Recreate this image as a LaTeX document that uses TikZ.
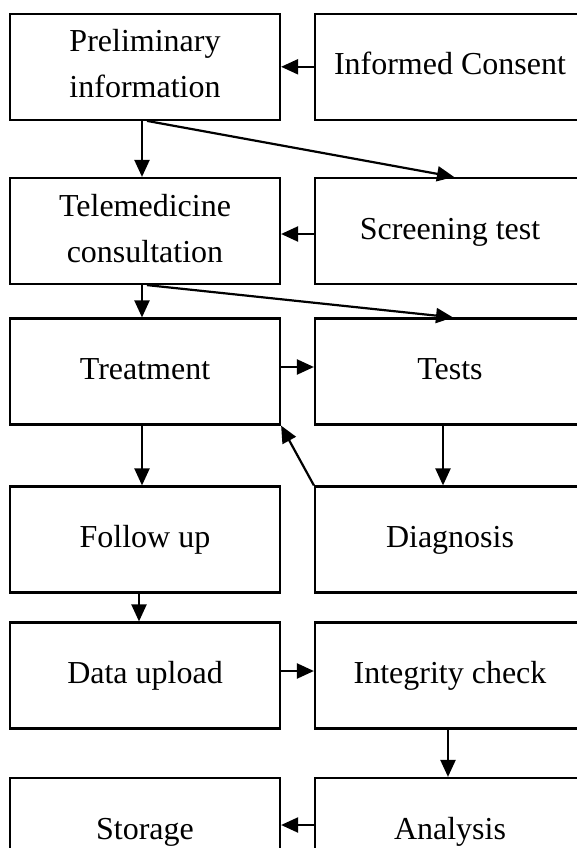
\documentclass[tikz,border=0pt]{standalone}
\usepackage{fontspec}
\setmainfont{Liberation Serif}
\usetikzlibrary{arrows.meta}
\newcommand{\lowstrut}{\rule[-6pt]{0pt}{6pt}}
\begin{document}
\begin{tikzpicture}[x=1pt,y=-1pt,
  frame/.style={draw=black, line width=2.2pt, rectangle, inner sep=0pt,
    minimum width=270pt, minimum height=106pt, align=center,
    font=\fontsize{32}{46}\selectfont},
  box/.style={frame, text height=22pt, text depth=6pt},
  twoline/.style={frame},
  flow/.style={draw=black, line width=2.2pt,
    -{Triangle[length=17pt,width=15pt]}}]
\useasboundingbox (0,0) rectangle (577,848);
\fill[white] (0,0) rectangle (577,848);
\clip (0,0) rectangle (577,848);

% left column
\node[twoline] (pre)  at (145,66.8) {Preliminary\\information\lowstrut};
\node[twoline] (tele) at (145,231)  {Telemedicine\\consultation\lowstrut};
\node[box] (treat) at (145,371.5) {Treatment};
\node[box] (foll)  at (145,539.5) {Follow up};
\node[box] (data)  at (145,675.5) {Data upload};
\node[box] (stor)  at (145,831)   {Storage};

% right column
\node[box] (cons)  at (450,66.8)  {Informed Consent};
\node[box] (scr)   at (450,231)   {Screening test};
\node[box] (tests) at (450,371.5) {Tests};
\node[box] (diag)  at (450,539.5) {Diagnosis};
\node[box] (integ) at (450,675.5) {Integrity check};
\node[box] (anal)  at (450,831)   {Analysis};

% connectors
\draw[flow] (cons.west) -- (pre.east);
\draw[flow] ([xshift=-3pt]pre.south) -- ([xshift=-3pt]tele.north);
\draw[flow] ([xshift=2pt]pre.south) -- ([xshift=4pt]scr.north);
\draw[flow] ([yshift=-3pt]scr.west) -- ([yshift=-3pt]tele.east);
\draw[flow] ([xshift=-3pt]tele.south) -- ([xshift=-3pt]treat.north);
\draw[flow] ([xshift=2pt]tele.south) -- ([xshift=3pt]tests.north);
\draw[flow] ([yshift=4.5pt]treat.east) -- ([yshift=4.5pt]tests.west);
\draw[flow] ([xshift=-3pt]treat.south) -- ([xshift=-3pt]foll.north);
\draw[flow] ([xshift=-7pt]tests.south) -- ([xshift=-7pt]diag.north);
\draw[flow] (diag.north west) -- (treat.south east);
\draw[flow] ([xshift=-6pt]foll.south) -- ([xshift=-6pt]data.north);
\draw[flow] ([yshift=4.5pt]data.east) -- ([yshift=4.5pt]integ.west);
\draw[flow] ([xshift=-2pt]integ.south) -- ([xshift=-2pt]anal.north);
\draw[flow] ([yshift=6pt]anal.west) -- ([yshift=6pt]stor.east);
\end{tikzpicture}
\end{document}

* Task directions *
Print out the material word for word, omitting the pictures.

* Written answer *
Recreate this image as a LaTeX document that uses TikZ.
\documentclass[tikz,border=0pt]{standalone}
\usepackage{fontspec}
\setmainfont{Liberation Serif}
\usetikzlibrary{arrows.meta}
\newcommand{\lowstrut}{\rule[-6pt]{0pt}{6pt}}
\begin{document}
\begin{tikzpicture}[x=1pt,y=-1pt,
  frame/.style={draw=black, line width=2.2pt, rectangle, inner sep=0pt,
    minimum width=270pt, minimum height=106pt, align=center,
    font=\fontsize{32}{46}\selectfont},
  box/.style={frame, text height=22pt, text depth=6pt},
  twoline/.style={frame},
  flow/.style={draw=black, line width=2.2pt,
    -{Triangle[length=17pt,width=15pt]}}]
\useasboundingbox (0,0) rectangle (577,848);
\fill[white] (0,0) rectangle (577,848);
\clip (0,0) rectangle (577,848);

% left column
\node[twoline] (pre)  at (145,66.8) {Preliminary\\information\lowstrut};
\node[twoline] (tele) at (145,231)  {Telemedicine\\consultation\lowstrut};
\node[box] (treat) at (145,371.5) {Treatment};
\node[box] (foll)  at (145,539.5) {Follow up};
\node[box] (data)  at (145,675.5) {Data upload};
\node[box] (stor)  at (145,831)   {Storage};

% right column
\node[box] (cons)  at (450,66.8)  {Informed Consent};
\node[box] (scr)   at (450,231)   {Screening test};
\node[box] (tests) at (450,371.5) {Tests};
\node[box] (diag)  at (450,539.5) {Diagnosis};
\node[box] (integ) at (450,675.5) {Integrity check};
\node[box] (anal)  at (450,831)   {Analysis};

% connectors
\draw[flow] (cons.west) -- (pre.east);
\draw[flow] ([xshift=-3pt]pre.south) -- ([xshift=-3pt]tele.north);
\draw[flow] ([xshift=2pt]pre.south) -- ([xshift=4pt]scr.north);
\draw[flow] ([yshift=-3pt]scr.west) -- ([yshift=-3pt]tele.east);
\draw[flow] ([xshift=-3pt]tele.south) -- ([xshift=-3pt]treat.north);
\draw[flow] ([xshift=2pt]tele.south) -- ([xshift=3pt]tests.north);
\draw[flow] ([yshift=4.5pt]treat.east) -- ([yshift=4.5pt]tests.west);
\draw[flow] ([xshift=-3pt]treat.south) -- ([xshift=-3pt]foll.north);
\draw[flow] ([xshift=-7pt]tests.south) -- ([xshift=-7pt]diag.north);
\draw[flow] (diag.north west) -- (treat.south east);
\draw[flow] ([xshift=-6pt]foll.south) -- ([xshift=-6pt]data.north);
\draw[flow] ([yshift=4.5pt]data.east) -- ([yshift=4.5pt]integ.west);
\draw[flow] ([xshift=-2pt]integ.south) -- ([xshift=-2pt]anal.north);
\draw[flow] ([yshift=6pt]anal.west) -- ([yshift=6pt]stor.east);
\end{tikzpicture}
\end{document}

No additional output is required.